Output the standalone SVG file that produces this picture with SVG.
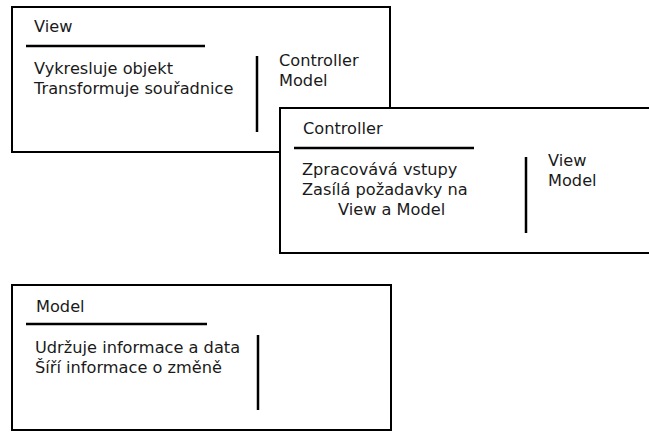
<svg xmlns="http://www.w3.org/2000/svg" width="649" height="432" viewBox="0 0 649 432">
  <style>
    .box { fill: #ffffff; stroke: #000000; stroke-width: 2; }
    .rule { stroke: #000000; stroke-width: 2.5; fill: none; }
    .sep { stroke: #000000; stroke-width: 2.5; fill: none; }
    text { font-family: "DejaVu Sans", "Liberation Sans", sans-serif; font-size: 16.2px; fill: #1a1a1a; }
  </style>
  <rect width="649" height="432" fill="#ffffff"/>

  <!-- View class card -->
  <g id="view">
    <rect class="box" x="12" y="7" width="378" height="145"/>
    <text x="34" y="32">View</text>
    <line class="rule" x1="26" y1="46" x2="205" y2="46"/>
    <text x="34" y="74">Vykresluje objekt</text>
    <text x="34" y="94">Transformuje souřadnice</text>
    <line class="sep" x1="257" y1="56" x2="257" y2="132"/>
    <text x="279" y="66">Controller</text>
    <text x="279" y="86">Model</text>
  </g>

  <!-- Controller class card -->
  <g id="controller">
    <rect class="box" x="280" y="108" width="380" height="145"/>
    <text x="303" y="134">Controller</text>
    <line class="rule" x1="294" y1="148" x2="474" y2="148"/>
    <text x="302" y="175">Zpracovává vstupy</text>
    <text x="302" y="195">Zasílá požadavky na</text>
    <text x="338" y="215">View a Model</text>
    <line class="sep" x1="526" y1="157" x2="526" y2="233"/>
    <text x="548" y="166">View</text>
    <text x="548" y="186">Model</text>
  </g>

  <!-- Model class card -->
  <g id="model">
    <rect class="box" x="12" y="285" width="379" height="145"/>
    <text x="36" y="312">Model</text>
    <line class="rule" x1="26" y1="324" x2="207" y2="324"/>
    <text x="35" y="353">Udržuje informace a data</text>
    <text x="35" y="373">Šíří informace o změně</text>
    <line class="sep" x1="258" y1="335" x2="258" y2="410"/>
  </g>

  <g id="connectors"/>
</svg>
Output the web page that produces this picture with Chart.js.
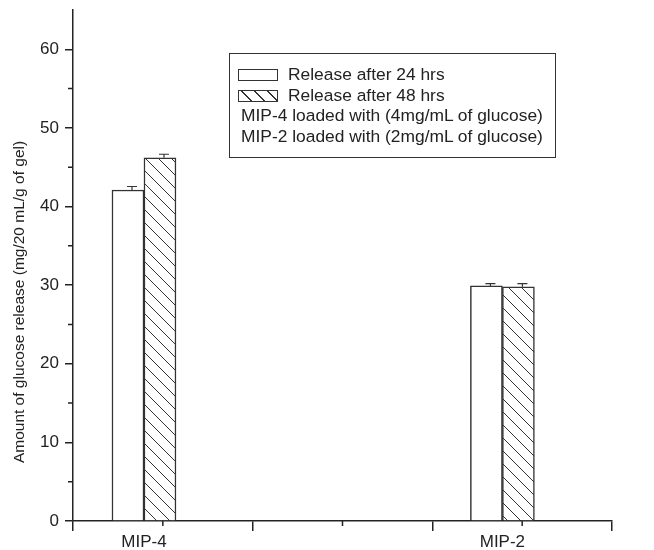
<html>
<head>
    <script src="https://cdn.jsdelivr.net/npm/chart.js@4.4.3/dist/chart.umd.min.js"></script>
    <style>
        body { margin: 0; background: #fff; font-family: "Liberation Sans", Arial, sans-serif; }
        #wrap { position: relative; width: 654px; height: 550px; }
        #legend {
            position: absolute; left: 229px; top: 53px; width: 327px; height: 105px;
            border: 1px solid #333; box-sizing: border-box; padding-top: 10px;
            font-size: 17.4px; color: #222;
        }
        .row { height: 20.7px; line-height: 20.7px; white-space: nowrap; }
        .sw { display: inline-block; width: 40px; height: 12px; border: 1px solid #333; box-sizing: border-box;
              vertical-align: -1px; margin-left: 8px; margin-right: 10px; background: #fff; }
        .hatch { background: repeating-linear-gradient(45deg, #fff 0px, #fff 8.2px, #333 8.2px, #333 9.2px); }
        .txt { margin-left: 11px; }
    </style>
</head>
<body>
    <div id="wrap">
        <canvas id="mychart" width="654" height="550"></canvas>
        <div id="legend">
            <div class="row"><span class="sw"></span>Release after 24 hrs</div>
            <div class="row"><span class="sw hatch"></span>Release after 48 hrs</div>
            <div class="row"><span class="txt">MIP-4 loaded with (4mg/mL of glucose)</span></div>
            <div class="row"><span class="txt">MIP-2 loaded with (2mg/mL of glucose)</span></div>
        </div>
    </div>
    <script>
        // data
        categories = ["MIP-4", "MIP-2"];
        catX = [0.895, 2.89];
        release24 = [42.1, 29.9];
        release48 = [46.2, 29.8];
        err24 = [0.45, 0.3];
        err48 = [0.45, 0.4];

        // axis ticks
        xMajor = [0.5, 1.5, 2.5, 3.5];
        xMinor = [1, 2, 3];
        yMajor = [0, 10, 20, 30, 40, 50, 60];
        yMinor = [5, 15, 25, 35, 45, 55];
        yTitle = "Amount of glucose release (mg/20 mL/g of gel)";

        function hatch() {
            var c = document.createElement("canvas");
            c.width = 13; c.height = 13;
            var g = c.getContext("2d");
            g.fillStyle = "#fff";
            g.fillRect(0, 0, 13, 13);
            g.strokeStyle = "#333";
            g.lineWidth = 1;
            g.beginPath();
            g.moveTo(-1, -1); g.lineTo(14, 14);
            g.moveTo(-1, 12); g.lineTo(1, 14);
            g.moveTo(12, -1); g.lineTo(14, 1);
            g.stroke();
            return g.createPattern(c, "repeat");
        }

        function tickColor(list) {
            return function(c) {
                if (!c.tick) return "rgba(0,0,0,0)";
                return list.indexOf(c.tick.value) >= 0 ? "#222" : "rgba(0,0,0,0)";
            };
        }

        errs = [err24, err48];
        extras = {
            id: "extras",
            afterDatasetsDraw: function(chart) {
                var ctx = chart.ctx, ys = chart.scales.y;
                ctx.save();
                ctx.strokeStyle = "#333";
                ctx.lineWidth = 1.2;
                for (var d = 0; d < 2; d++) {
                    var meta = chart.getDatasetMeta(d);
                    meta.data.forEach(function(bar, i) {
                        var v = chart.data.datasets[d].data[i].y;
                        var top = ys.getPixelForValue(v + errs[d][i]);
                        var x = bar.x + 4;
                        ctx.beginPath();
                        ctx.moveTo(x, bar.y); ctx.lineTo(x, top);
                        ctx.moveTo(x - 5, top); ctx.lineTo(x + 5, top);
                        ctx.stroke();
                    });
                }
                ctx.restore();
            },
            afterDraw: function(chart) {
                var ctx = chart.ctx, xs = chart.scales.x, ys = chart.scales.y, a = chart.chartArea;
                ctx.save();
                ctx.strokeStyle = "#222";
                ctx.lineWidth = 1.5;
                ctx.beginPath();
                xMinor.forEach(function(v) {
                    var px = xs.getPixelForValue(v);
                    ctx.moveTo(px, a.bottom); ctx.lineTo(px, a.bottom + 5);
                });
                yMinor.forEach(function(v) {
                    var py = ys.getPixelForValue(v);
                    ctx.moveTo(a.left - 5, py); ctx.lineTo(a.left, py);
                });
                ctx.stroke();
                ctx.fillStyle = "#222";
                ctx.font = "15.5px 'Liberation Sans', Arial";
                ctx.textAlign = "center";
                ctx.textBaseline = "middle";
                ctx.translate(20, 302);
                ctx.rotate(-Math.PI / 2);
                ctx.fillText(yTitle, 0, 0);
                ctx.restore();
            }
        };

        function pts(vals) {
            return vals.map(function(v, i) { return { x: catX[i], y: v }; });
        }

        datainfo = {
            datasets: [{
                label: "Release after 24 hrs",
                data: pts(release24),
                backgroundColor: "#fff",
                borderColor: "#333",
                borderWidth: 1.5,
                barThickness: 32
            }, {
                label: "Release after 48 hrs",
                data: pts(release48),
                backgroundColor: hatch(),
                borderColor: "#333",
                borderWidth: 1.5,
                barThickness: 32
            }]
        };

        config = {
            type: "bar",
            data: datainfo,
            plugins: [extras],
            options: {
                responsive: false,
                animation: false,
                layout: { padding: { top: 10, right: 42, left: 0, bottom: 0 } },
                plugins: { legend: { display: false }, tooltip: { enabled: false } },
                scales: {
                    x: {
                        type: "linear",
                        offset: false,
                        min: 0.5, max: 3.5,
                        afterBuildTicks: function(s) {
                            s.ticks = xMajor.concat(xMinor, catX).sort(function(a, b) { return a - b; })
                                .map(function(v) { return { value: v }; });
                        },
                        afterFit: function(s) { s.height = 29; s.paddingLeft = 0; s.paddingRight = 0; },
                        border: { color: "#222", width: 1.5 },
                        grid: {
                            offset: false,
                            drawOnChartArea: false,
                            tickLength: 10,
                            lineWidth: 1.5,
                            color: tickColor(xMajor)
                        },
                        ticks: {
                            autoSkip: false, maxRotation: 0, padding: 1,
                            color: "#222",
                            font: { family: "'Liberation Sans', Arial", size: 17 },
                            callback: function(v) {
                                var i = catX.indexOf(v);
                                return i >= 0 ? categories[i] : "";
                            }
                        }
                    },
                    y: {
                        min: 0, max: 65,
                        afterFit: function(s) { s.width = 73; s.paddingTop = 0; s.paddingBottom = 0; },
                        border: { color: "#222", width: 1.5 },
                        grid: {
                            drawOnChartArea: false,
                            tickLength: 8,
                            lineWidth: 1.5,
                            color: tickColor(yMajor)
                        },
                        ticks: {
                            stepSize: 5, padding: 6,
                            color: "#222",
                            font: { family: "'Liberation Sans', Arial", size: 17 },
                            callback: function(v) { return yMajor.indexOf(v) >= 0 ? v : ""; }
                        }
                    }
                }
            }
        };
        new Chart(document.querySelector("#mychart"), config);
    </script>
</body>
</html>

| Aim |
State how many lines of the material contain the string "Output", with no other words.

| Answer for this exercise |
2